Homonoia Police Station
Homonoia Police Station is the home of the police’s detective division. The white, single storey building is surrounded by a veranda. The police station was designed and built from brick in the British colonial style with a red, tiled roof and whitewashed walls. Although it may appear insecure the police station is one of the most secure buildings on the island with excellent locks and solid construction. The Saint Georgine’s police force’s detective division responsible for investigating the most serious crimes on the island. It includes a large open office, a strong room for securing evidence, three cells for detaining prisoners and a bell tower for alerting the town to an impending disaster. Four desks and chairs fill the main office along with filing cabinets filled past cases and the white board that they track the latest case on. The building was built during the 19th century as the local police station.
Porte Grande Louve
The second largest settlement on the island, Porte Grande Louve is named for the nickname of Bonne de Pons d’Heudicourt, a mistress of Louise XIV of France. Porte is smaller and a little less ramshackled than Homonoia with some modern buildings set among those built in the local vernacular. A greater number of French and English immigrants live here. Although the island’s culture dominates European influence is strongest in Porte Grande Louve. The town has a well maintained harbour and is on the coast road along with a direct road to Saint Georgine Airport used by the island’s bus service. The town is small enough to walk from one side of to the other comfortably but for those in a hurry several local taxi service are available to hire. The town is home to many of the island’s businesses including financial services, a safety deposit company and a medical practice. Porte Grande was founded soon after Homonoia to take advantage of its natural sheltered harbour. The town is the base for a huge number of shell companies thanks to the islands lax tax laws.
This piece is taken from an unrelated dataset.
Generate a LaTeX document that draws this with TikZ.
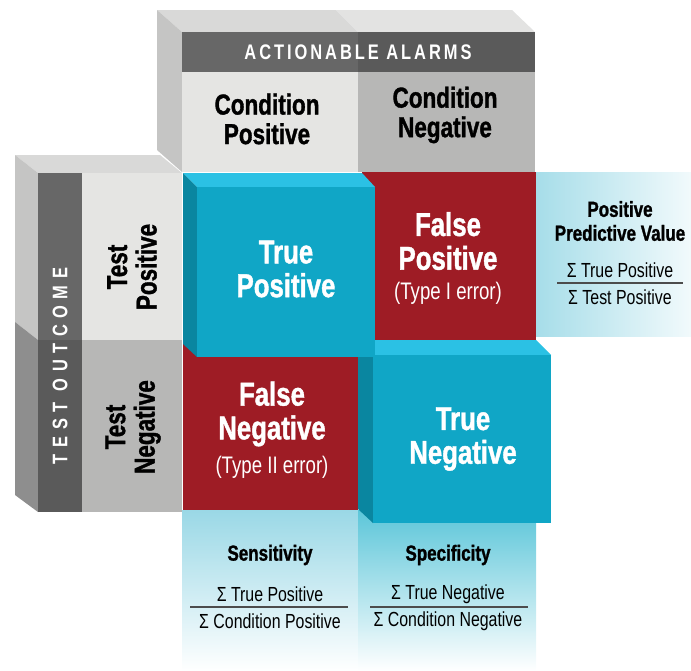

Karina’s Bar is a bar owned by Karina Boudreaux. The Bar consists of a building with the bar and a covered seating area between the road and the sea. Built from local hardwood wood in the local vernacular style. The Bar has decent locks protecting the stock room and a small safe to store the take overnight. Karina runs the bar and its is known as the Homonoia Police’s after work preferred drinking hole. As well as the bar Karina’s has a kitchen where food is prepared. The store room is usually stocked with a wide selection of local an imported drinks. The bar has been a fixture in Homonoia since Karina opened it around 30 years ago. The bar doesn’t have any real secrets.
The Beach House
The beach house is the rather grand name given to the official residence of the senior detective in the Saint Georgine’s police force. It is a shack in the local, vernacular beach style with a veranda facing the sea across the beach. Although the doors have locks its wooden construction wouldn’t provide any real resistance to someone trying to force their way in. The shack belongs to the police force and local officers can be found here sometimes when off duty socialising with their current boss. It has a main room with a bed, chair, desk and a small kitchen area next to which is a bathroom, a small second room can be accessed from the veranda. The shack features a hammock, electricity, a telephone and wifi. The shack was seized by the police from a local criminal organisation in the 60s. The shacks only secret is a small lizard known as Humpty who is its guardian spirit protecting the current resident while they sleep.